Top Financial-Services Sector Picks
Star Rating Fair Value
Fair Value
Aegon $11.00 None Very High $5.50
Berkshire Hathaway $143.00 Wide Medium $100.10
Capital One $90.00 Narrow High $54.00
Lloyds $6.10 Narrow High $3.66

Data as of 12-13-13.

Aegon (AEG)
We believe that the market does not fully understand the company's operations, which is ultimately being reflected in its share price. While the firm generates more than 70% of its profits from its U.S.-based Transamerica franchise (with the rest coming from the U.K. and the Netherlands), investors continue to treat it like it is a European heavy insurer with limited growth opportunities. The company has also received little recognition for its turnaround efforts in the aftermath of the financial crisis, which have involved derisking its business and making a gradual shift toward a more fee-based revenue model. As such, Aegon has been trading at around 0.5 times book value, not much higher than the 0.4 times book value seen on average between 2009 and 2012, and well below the average price/book multiple of 1.2 times from 2003 to 2008.

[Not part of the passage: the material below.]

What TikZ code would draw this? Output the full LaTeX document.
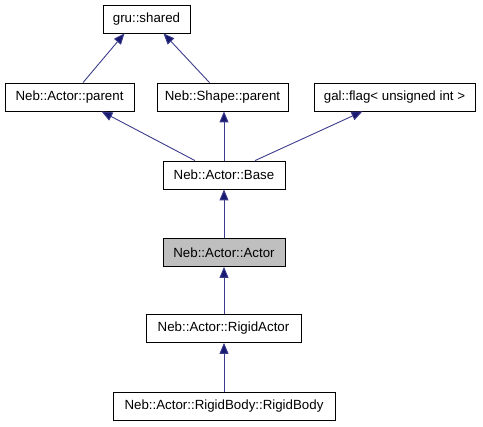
\documentclass[tikz,border=0pt]{standalone}
\usepackage{fontspec}
\setmainfont{Liberation Sans}
\usetikzlibrary{arrows.meta}
\begin{document}
\begin{tikzpicture}[x=1pt,y=-1pt,
  cls/.style={draw=black,line width=0.8pt,fill=white,inner sep=0pt,minimum height=28pt,
    font=\fontsize{13.3}{15}\selectfont},
  cur/.style={cls,fill=black!25},
  edge/.style={draw={rgb,255:red,60;green,60;blue,140},line width=0.9pt,
    -{Triangle[length=11pt,width=9pt,fill={rgb,255:red,25;green,25;blue,112}]}}]
\useasboundingbox (0,0) rectangle (483,427);
\node[cls,minimum width=87pt] (gru) at (146.5,19) {gru::shared};
\node[cls,minimum width=129pt] (ap) at (69.5,97) {Neb::Actor::parent};
\node[cls,minimum width=131pt] (sp) at (222.5,97) {Neb::Shape::parent};
\node[cls,minimum width=161pt] (flag) at (394.5,97) {gal::flag< unsigned int >};
\node[cls,minimum width=122pt] (base) at (224,175) {Neb::Actor::Base};
\node[cur,minimum width=122pt] (actor) at (224,252.5) {Neb::Actor::Actor};
\node[cls,minimum width=155pt] (ra) at (223.5,328.5) {Neb::Actor::RigidActor};
\node[cls,minimum width=222pt] (rb) at (224,406.5) {Neb::Actor::RigidBody::RigidBody};
\draw[edge] ([xshift=13.5pt]ap.north) -- ([xshift=-22pt]gru.south);
\draw[edge] ([xshift=-13pt]sp.north) -- ([xshift=17pt]gru.south);
\draw[edge] ([xshift=-29pt]base.north) -- ([xshift=32pt]ap.south);
\draw[edge] (base.north) -- (sp.south -| base.north);
\draw[edge] ([xshift=31pt]base.north) -- ([xshift=-32pt]flag.south);
\draw[edge] (actor.north) -- (base.south);
\draw[edge] (ra.north -| actor.south) -- (actor.south);
\draw[edge] (rb.north -| actor.south) -- (ra.south -| actor.south);
\end{tikzpicture}
\end{document}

 Berkshire Hathaway (BRK.B)
We remain impressed with Berkshire Hathaway's ability to generate growth in book value per share in excess of its benchmark, believing it will take some time before the firm succumbs to the impediments created by the sheer size and scale of its operations, as well as the longevity of Warren Buffett and Charlie Munger. The company’s shares continue to trade at a discount to our fair value estimate, providing investors with the potential for double-digit upside from today’s market prices. We would also note that Berkshire has effectively created a floor under the company's stock price by announcing that it would buy back both Class A and Class B shares at prices up to 120% of reported book value (which stood at $126,766 per Class A share and $84.50 per class B share), implying downside protection for investors at prices 10%-15% below current trading levels.

 Capital One (COF)
We think Capital One is undervalued because of the following factors: loan growth in automotive and commercial lending is not being considered in valuation and underappreciation of the firm’s credit quality as total nonperforming loans represent only 1.5% of total loans. Capital One is still a top five credit card issuer in the world, but it is also a misperceived company in transition. Credit card loan growth will be challenging as Capital One repositions its portfolio to more traditional commercial bank lending. However, Capital One has good prospects for loan growth in automobile lending with its national platform, and commercial lending done locally in high-density markets like New York and Washington, D.C. In addition, funding is not an issue as CapOne completed the acquisition for $83 billion in online deposits from ING’s U.S. operations (now called CapitalOne 360) during 2012, which has significantly helped liquidity, adding lower-cost funding.

 Lloyds (LYG)
We've long seen the U.K.'s concentrated banking market as particularly attractive, and we think that Lloyds, as the only U.K. retail-focused bank, is poised to prosper as the U.K. economy recovers. We're encouraged that Lloyds has run off 60% of its noncore portfolio since 2010, and that credit quality in Ireland finally seems to be turning the corner--as result, we think that the strength of Lloyds' core businesses, rather than losses from legacy businesses, will be the primary driver of profits going forward. We're also impressed with Lloyds' strengthened capital position, which we think may allow the bank to pay a nominal dividend for 2013 and will almost certainly allow for a substantial dividend in 2014.